1. Today, I read Jacob Milgrom’s introduction to his commentary, Leviticus 17-22. This commentary talks a lot about the Holiness Source (H) in Leviticus. Milgrom contrasts H with the Priestly Source (P), both of which are part of this biblical book. According to Milgrom, whereas P is concerned about the profanation of the sanctuary, H fears the profanation of the land, which can even be done by Gentiles. That is why H believes that the non-Israelite resident aliens should observe the “Thou shalt nots” of the Torah, whereas they’re not obligated to perform the “Thou shalts”: H doesn’t want resident aliens to profane the land by doing bad stuff.
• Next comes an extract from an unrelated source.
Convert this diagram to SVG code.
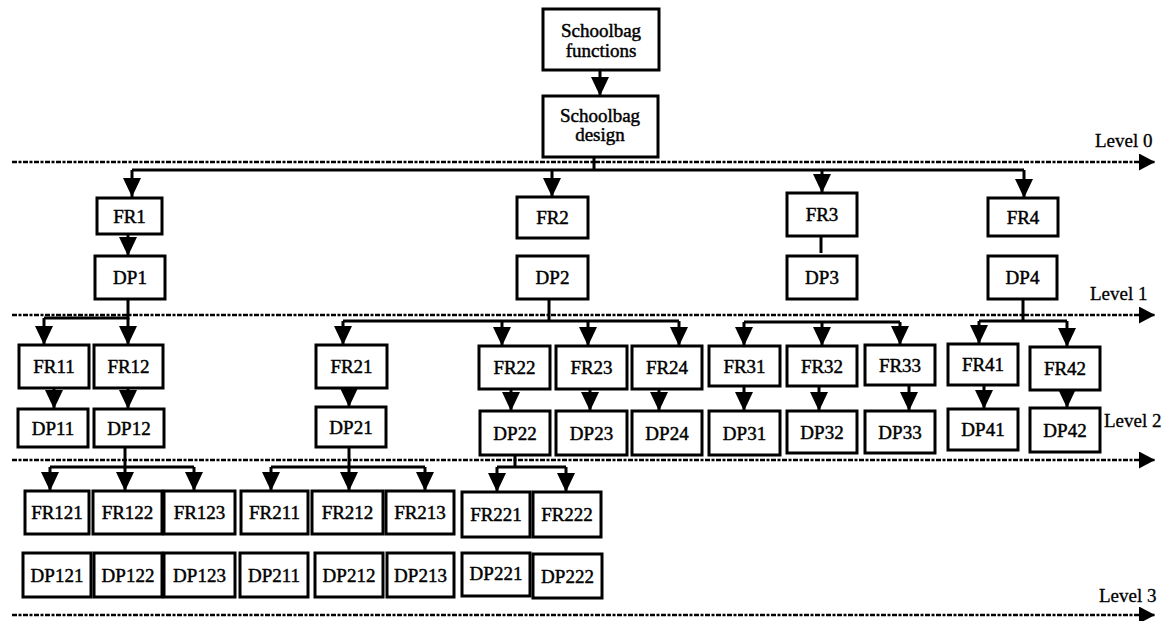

I wonder to what extent Milgrom is right about the resident alien and the laws that he has to keep. Granted, when I do a search and see the Torah phrase that there shall be one law for the native Israelite and the resident alien, most often, the law being discussed is a “Thou shalt not”. That includes prohibitions on working on the Sabbath and holy days.
But there are some things that resident aliens don’t have to do, under the Torah. Under one law in the Pentateuch, they can eat carrion, whereas an Israelite cannot (Deuteronomy 14:21; contrast with Leviticus 17:15). Resident aliens only observe the Passover if they want to do so, and, in such a case, they must be circumcised (Exodus 12:48-49). Numbers 15:14 appears to say (if I’m reading it correctly) that a resident alien may offer a sacrifice, implying that he’s not mandated to do so. But, if the resident alien does something defiling, such as handle the ashes of the red heifer, or eat carrion, then he must practice the purification ritual (Leviticus 17:15; Numbers 19:10). What defiles, defiles, regardless of who does it, and so those who do the defiling are required to clean up their messes, whether they’re Israelites or resident aliens. That’s a “Thou shalt” that resident aliens must do!
I’m somewhat interested in the laws that apply to resident aliens, on account of something that Beverly Roberts Gaventa says in the HarperCollins Study Bible about Acts 15:20, in which James lays no more burden upon the Gentile Christians than to abstain from food offered to idols, fornication, strangled animals, and the consumption of blood. Gaventa states: “In Lev 17:8-18:30 these regulations govern both Israel and outsiders who live within Israel; thus, James proposes a law for gentile Christians in keeping with Mosaic law but without imposing circumcision…”
But, if James were basing his decision on the laws of the Torah that bound resident aliens, would that imply that he believed the Gentile Christians couldn’t work on the Sabbath, since resident aliens under the Torah were forbidden to do such? Or could James’ decision be based on something else, such as the Noachide laws that rabbis believed were binding on Gentiles? Those included a ban on idolatry (which perhaps could be extended to eating food offered to idols), fornication, and the consumption of blood.
2. In Midrash and Literature, I read James Kugel’s essay, “Two Introductions to Midrash”. The following passage on page 85 stood out to me:
And so one does atone, and search in one’s midst and in one’s past; and if, in spite of all effort, conditions do not improve, what conclusion is available other than that atonement has not been sufficient, or that sinners continue even now, undetected, or that past infractions have so accumulated as to cause God’s long-restrained wrath to run a lengthy course?
This is a rich quote. What it brought to my mind was how the Jews returned from exile at the decree of Cyrus, and yet, even then, Ezra remarked that they were still slaves to a foreign power, and he asked God for forgiveness (Ezra 9). But didn’t God already proclaim through Second Isaiah that Israel was forgiven during the exile, that her penalty is paid and she has received double for her sins (Isaiah 40:2)? Did God really forgive her? If so, why was she still enslaved?
Of course, during the time of Ezra, there were Jews who were engaging in a fresh sin: intermarriage with foreigners. Plus, in Nehemiah 5, we encounter rich Israelites who were exploiting and oppressing their fellow country-people. Maybe full restoration didn’t follow Israel because sin was still by her side. And yet, didn’t God promise that he’d take care of this problem when he restored Israel, by circumcising her heart (Deuteronomy 30:6), or giving her a new heart (Ezekiel 11:19-20; 36:26-27), or writing his laws upon her heart (Jeremiah 31:33)—however you want to phrase it?